• [OBJECTIVE]
Copy nothing but the text: reproduce each line of the listing exactly and leave the pictures out.
»»
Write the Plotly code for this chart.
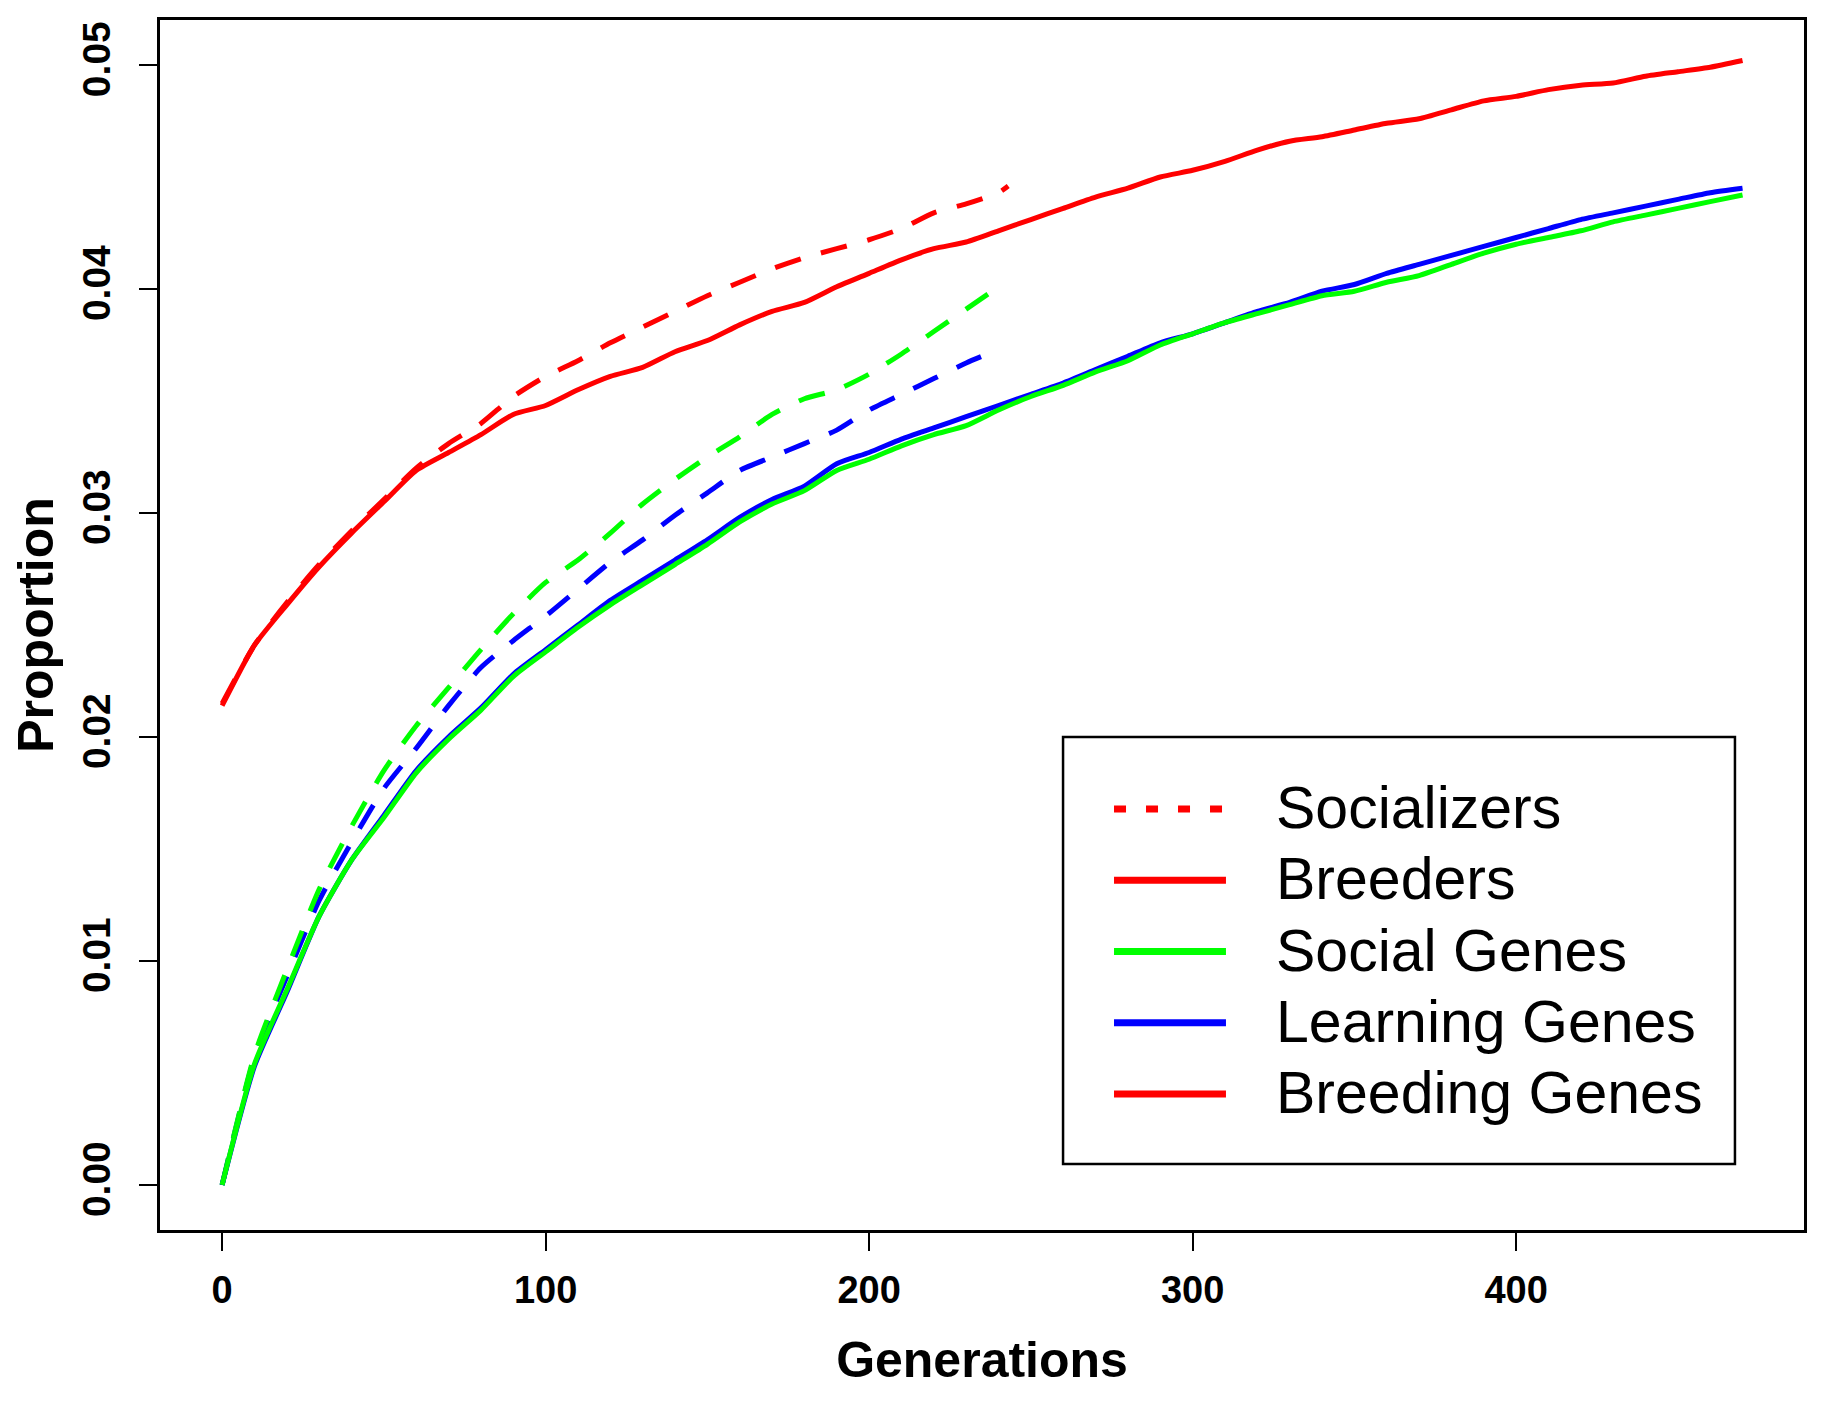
import plotly.graph_objects as go

# ---------------- data ----------------
gen_long = [0, 10, 20, 30, 40, 50, 60, 70, 80, 90, 100, 110, 120, 130, 140, 150, 160, 170, 180, 190,
            200, 210, 220, 230, 240, 250, 260, 270, 280, 290, 300, 310, 320, 330, 340, 350, 360, 370,
            380, 390, 400, 410, 420, 430, 440, 450, 460, 470]
gen_short = [0, 10, 20, 30, 40, 50, 60, 70, 80, 90, 100, 110, 120, 130, 140, 150, 160, 170, 180, 190,
             200, 210, 220, 230, 240, 243]

breeders = [0.0214, 0.0241, 0.0259, 0.0276, 0.0291, 0.0305, 0.0319, 0.0327, 0.0335, 0.0344, 0.0348,
            0.0355, 0.0361, 0.0365, 0.0372, 0.0377, 0.0384, 0.0390, 0.0394, 0.0401, 0.0407, 0.0413,
            0.0418, 0.0421, 0.0426, 0.0431, 0.0436, 0.0441, 0.0445, 0.0450, 0.0453, 0.0457, 0.0462,
            0.0466, 0.0468, 0.0471, 0.0474, 0.0476, 0.0480, 0.0484, 0.0486, 0.0489, 0.0491, 0.0492,
            0.0495, 0.0497, 0.0499, 0.0502]
social_genes = [0.0000, 0.0054, 0.0087, 0.0120, 0.0145, 0.0164, 0.0184, 0.0199, 0.0212, 0.0227, 0.0238,
                0.0249, 0.0259, 0.0268, 0.0277, 0.0286, 0.0296, 0.0304, 0.0310, 0.0319, 0.0324, 0.0330,
                0.0335, 0.0339, 0.0346, 0.0352, 0.0357, 0.0363, 0.0368, 0.0375, 0.0380, 0.0385, 0.0389,
                0.0393, 0.0397, 0.0399, 0.0403, 0.0406, 0.0411, 0.0416, 0.0420, 0.0423, 0.0426, 0.0430,
                0.0433, 0.0436, 0.0439, 0.0442]
learning_genes = [0.0000, 0.0053, 0.0086, 0.0120, 0.0145, 0.0165, 0.0185, 0.0200, 0.0213, 0.0228, 0.0239,
                  0.0250, 0.0261, 0.0270, 0.0279, 0.0288, 0.0298, 0.0306, 0.0312, 0.0322, 0.0327, 0.0333,
                  0.0338, 0.0343, 0.0348, 0.0353, 0.0358, 0.0364, 0.0370, 0.0376, 0.0380, 0.0385, 0.0390,
                  0.0394, 0.0399, 0.0402, 0.0407, 0.0411, 0.0415, 0.0419, 0.0423, 0.0427, 0.0431, 0.0434,
                  0.0437, 0.0440, 0.0443, 0.0445]

socializers = [0.0215, 0.0241, 0.0260, 0.0277, 0.0292, 0.0306, 0.0320, 0.0331, 0.0340, 0.0352, 0.0361,
               0.0368, 0.0376, 0.0383, 0.0390, 0.0397, 0.0403, 0.0409, 0.0414, 0.0418, 0.0422, 0.0427,
               0.0434, 0.0438, 0.0443, 0.0446]
social_genes_dash = [0.0000, 0.0058, 0.0096, 0.0132, 0.0160, 0.0185, 0.0205, 0.0222, 0.0239, 0.0255, 0.0269,
                     0.0279, 0.0291, 0.0304, 0.0315, 0.0325, 0.0334, 0.0344, 0.0351, 0.0355, 0.0362, 0.0371,
                     0.0381, 0.0391, 0.0401]
learning_genes_dash = [0.0000, 0.0057, 0.0093, 0.0127, 0.0153, 0.0177, 0.0195, 0.0214, 0.0231, 0.0243, 0.0254,
                       0.0266, 0.0278, 0.0288, 0.0299, 0.0309, 0.0319, 0.0325, 0.0331, 0.0337, 0.0346, 0.0353,
                       0.0360, 0.0367, 0.0373]

legend_labels = ["Socializers", "Breeders", "Social Genes", "Learning Genes", "Breeding Genes"]
legend_colors = ["#FF0000", "#FF0000", "#00FF00", "#0000FF", "#FF0000"]
legend_dashes = ["12px,20px", "solid", "solid", "solid", "solid"]

x_ticks = [0, 100, 200, 300, 400]
y_ticks = [0.00, 0.01, 0.02, 0.03, 0.04, 0.05]
y_tick_text = ["0.00", "0.01", "0.02", "0.03", "0.04", "0.05"]

RED, GREEN, BLUE = "#FF0000", "#00FF00", "#0000FF"
DASH = "27px,21px"
LW = 5
FONT = "Liberation Sans, Arial, sans-serif"

fig = go.Figure()
def add(x, y, color, dash, name):
    fig.add_trace(go.Scatter(x=x, y=y, mode="lines", name=name,
                             line=dict(color=color, width=LW, dash=dash, shape="spline", smoothing=0.6)))

add(gen_short, socializers, RED, DASH, "Socializers")
add(gen_short[:len(learning_genes_dash)], learning_genes_dash, BLUE, DASH, "Learning Genes (dashed)")
add(gen_short[:len(social_genes_dash)], social_genes_dash, GREEN, DASH, "Social Genes (dashed)")
add(gen_long, breeders, RED, "solid", "Breeders")
add(gen_long, learning_genes, BLUE, "solid", "Learning Genes")
add(gen_long, social_genes, GREEN, "solid", "Social Genes")

# ---------------- custom legend (R style box) ----------------
box_x0, box_x1, box_y0, box_y1 = 0.5493, 0.958, 0.0545, 0.4074
sample_x0, sample_x1, text_x = 0.5803, 0.6484, 0.6775
row_top, row_step = 0.3479, 0.05888
shapes = [dict(type="rect", xref="paper", yref="paper", x0=box_x0, x1=box_x1, y0=box_y0, y1=box_y1,
               line=dict(color="black", width=2.5), fillcolor="white", layer="above")]
annotations = []
for i, (lab, col, dsh) in enumerate(zip(legend_labels, legend_colors, legend_dashes)):
    yy = row_top - i * row_step
    shapes.append(dict(type="line", xref="paper", yref="paper", x0=sample_x0, x1=sample_x1, y0=yy, y1=yy,
                       line=dict(color=col, width=7, dash=dsh), layer="above"))
    annotations.append(dict(xref="paper", yref="paper", x=text_x, y=yy, text=lab, showarrow=False,
                            xanchor="left", yanchor="middle", yshift=1,
                            font=dict(family=FONT, size=59, color="black")))

# the page body has an 8px margin: the figure is sized and offset to compensate
fig.update_layout(
    width=1825, height=1395,
    margin=dict(l=152, r=29, t=12, b=173, autoexpand=False),
    paper_bgcolor="white", plot_bgcolor="white",
    showlegend=False,
    shapes=shapes, annotations=annotations,
    font=dict(family=FONT, color="black"),
)
fig.update_xaxes(
    range=[-19.2, 489.0], tickvals=x_ticks, ticks="outside", ticklen=18, tickwidth=1.5, tickcolor="black",
    showline=True, linewidth=3, linecolor="black", mirror=True, showgrid=False, zeroline=False,
    tickfont=dict(family=FONT, size=38, color="black", weight="bold"),
    ticklabelstandoff=6,
    title=dict(text="<b>Generations</b>", standoff=33,
               font=dict(family=FONT, size=50, color="black")),
)
fig.update_yaxes(
    range=[-0.00201, 0.05201], tickvals=y_ticks, ticktext=y_tick_text, tickangle=-90,
    ticks="outside", ticklen=18, tickwidth=1.5, tickcolor="black",
    showline=True, linewidth=3, linecolor="black", mirror=True, showgrid=False, zeroline=False,
    tickfont=dict(family=FONT, size=39, color="black", weight="bold"),
    ticklabelstandoff=13,
    title=dict(text="<b>Proportion</b>", standoff=25,
               font=dict(family=FONT, size=50, color="black")),
)

fig.write_html("out.html")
««
• [RESULT BELOW]
Write the Plotly code for this chart.
import plotly.graph_objects as go

# ---------------- data ----------------
gen_long = [0, 10, 20, 30, 40, 50, 60, 70, 80, 90, 100, 110, 120, 130, 140, 150, 160, 170, 180, 190,
            200, 210, 220, 230, 240, 250, 260, 270, 280, 290, 300, 310, 320, 330, 340, 350, 360, 370,
            380, 390, 400, 410, 420, 430, 440, 450, 460, 470]
gen_short = [0, 10, 20, 30, 40, 50, 60, 70, 80, 90, 100, 110, 120, 130, 140, 150, 160, 170, 180, 190,
             200, 210, 220, 230, 240, 243]

breeders = [0.0214, 0.0241, 0.0259, 0.0276, 0.0291, 0.0305, 0.0319, 0.0327, 0.0335, 0.0344, 0.0348,
            0.0355, 0.0361, 0.0365, 0.0372, 0.0377, 0.0384, 0.0390, 0.0394, 0.0401, 0.0407, 0.0413,
            0.0418, 0.0421, 0.0426, 0.0431, 0.0436, 0.0441, 0.0445, 0.0450, 0.0453, 0.0457, 0.0462,
            0.0466, 0.0468, 0.0471, 0.0474, 0.0476, 0.0480, 0.0484, 0.0486, 0.0489, 0.0491, 0.0492,
            0.0495, 0.0497, 0.0499, 0.0502]
social_genes = [0.0000, 0.0054, 0.0087, 0.0120, 0.0145, 0.0164, 0.0184, 0.0199, 0.0212, 0.0227, 0.0238,
                0.0249, 0.0259, 0.0268, 0.0277, 0.0286, 0.0296, 0.0304, 0.0310, 0.0319, 0.0324, 0.0330,
                0.0335, 0.0339, 0.0346, 0.0352, 0.0357, 0.0363, 0.0368, 0.0375, 0.0380, 0.0385, 0.0389,
                0.0393, 0.0397, 0.0399, 0.0403, 0.0406, 0.0411, 0.0416, 0.0420, 0.0423, 0.0426, 0.0430,
                0.0433, 0.0436, 0.0439, 0.0442]
learning_genes = [0.0000, 0.0053, 0.0086, 0.0120, 0.0145, 0.0165, 0.0185, 0.0200, 0.0213, 0.0228, 0.0239,
                  0.0250, 0.0261, 0.0270, 0.0279, 0.0288, 0.0298, 0.0306, 0.0312, 0.0322, 0.0327, 0.0333,
                  0.0338, 0.0343, 0.0348, 0.0353, 0.0358, 0.0364, 0.0370, 0.0376, 0.0380, 0.0385, 0.0390,
                  0.0394, 0.0399, 0.0402, 0.0407, 0.0411, 0.0415, 0.0419, 0.0423, 0.0427, 0.0431, 0.0434,
                  0.0437, 0.0440, 0.0443, 0.0445]

socializers = [0.0215, 0.0241, 0.0260, 0.0277, 0.0292, 0.0306, 0.0320, 0.0331, 0.0340, 0.0352, 0.0361,
               0.0368, 0.0376, 0.0383, 0.0390, 0.0397, 0.0403, 0.0409, 0.0414, 0.0418, 0.0422, 0.0427,
               0.0434, 0.0438, 0.0443, 0.0446]
social_genes_dash = [0.0000, 0.0058, 0.0096, 0.0132, 0.0160, 0.0185, 0.0205, 0.0222, 0.0239, 0.0255, 0.0269,
                     0.0279, 0.0291, 0.0304, 0.0315, 0.0325, 0.0334, 0.0344, 0.0351, 0.0355, 0.0362, 0.0371,
                     0.0381, 0.0391, 0.0401]
learning_genes_dash = [0.0000, 0.0057, 0.0093, 0.0127, 0.0153, 0.0177, 0.0195, 0.0214, 0.0231, 0.0243, 0.0254,
                       0.0266, 0.0278, 0.0288, 0.0299, 0.0309, 0.0319, 0.0325, 0.0331, 0.0337, 0.0346, 0.0353,
                       0.0360, 0.0367, 0.0373]

legend_labels = ["Socializers", "Breeders", "Social Genes", "Learning Genes", "Breeding Genes"]
legend_colors = ["#FF0000", "#FF0000", "#00FF00", "#0000FF", "#FF0000"]
legend_dashes = ["12px,20px", "solid", "solid", "solid", "solid"]

x_ticks = [0, 100, 200, 300, 400]
y_ticks = [0.00, 0.01, 0.02, 0.03, 0.04, 0.05]
y_tick_text = ["0.00", "0.01", "0.02", "0.03", "0.04", "0.05"]

RED, GREEN, BLUE = "#FF0000", "#00FF00", "#0000FF"
DASH = "27px,21px"
LW = 5
FONT = "Liberation Sans, Arial, sans-serif"

fig = go.Figure()
def add(x, y, color, dash, name):
    fig.add_trace(go.Scatter(x=x, y=y, mode="lines", name=name,
                             line=dict(color=color, width=LW, dash=dash, shape="spline", smoothing=0.6)))

add(gen_short, socializers, RED, DASH, "Socializers")
add(gen_short[:len(learning_genes_dash)], learning_genes_dash, BLUE, DASH, "Learning Genes (dashed)")
add(gen_short[:len(social_genes_dash)], social_genes_dash, GREEN, DASH, "Social Genes (dashed)")
add(gen_long, breeders, RED, "solid", "Breeders")
add(gen_long, learning_genes, BLUE, "solid", "Learning Genes")
add(gen_long, social_genes, GREEN, "solid", "Social Genes")

# ---------------- custom legend (R style box) ----------------
box_x0, box_x1, box_y0, box_y1 = 0.5493, 0.958, 0.0545, 0.4074
sample_x0, sample_x1, text_x = 0.5803, 0.6484, 0.6775
row_top, row_step = 0.3479, 0.05888
shapes = [dict(type="rect", xref="paper", yref="paper", x0=box_x0, x1=box_x1, y0=box_y0, y1=box_y1,
               line=dict(color="black", width=2.5), fillcolor="white", layer="above")]
annotations = []
for i, (lab, col, dsh) in enumerate(zip(legend_labels, legend_colors, legend_dashes)):
    yy = row_top - i * row_step
    shapes.append(dict(type="line", xref="paper", yref="paper", x0=sample_x0, x1=sample_x1, y0=yy, y1=yy,
                       line=dict(color=col, width=7, dash=dsh), layer="above"))
    annotations.append(dict(xref="paper", yref="paper", x=text_x, y=yy, text=lab, showarrow=False,
                            xanchor="left", yanchor="middle", yshift=1,
                            font=dict(family=FONT, size=59, color="black")))

# the page body has an 8px margin: the figure is sized and offset to compensate
fig.update_layout(
    width=1825, height=1395,
    margin=dict(l=152, r=29, t=12, b=173, autoexpand=False),
    paper_bgcolor="white", plot_bgcolor="white",
    showlegend=False,
    shapes=shapes, annotations=annotations,
    font=dict(family=FONT, color="black"),
)
fig.update_xaxes(
    range=[-19.2, 489.0], tickvals=x_ticks, ticks="outside", ticklen=18, tickwidth=1.5, tickcolor="black",
    showline=True, linewidth=3, linecolor="black", mirror=True, showgrid=False, zeroline=False,
    tickfont=dict(family=FONT, size=38, color="black", weight="bold"),
    ticklabelstandoff=6,
    title=dict(text="<b>Generations</b>", standoff=33,
               font=dict(family=FONT, size=50, color="black")),
)
fig.update_yaxes(
    range=[-0.00201, 0.05201], tickvals=y_ticks, ticktext=y_tick_text, tickangle=-90,
    ticks="outside", ticklen=18, tickwidth=1.5, tickcolor="black",
    showline=True, linewidth=3, linecolor="black", mirror=True, showgrid=False, zeroline=False,
    tickfont=dict(family=FONT, size=39, color="black", weight="bold"),
    ticklabelstandoff=13,
    title=dict(text="<b>Proportion</b>", standoff=25,
               font=dict(family=FONT, size=50, color="black")),
)

fig.write_html("out.html")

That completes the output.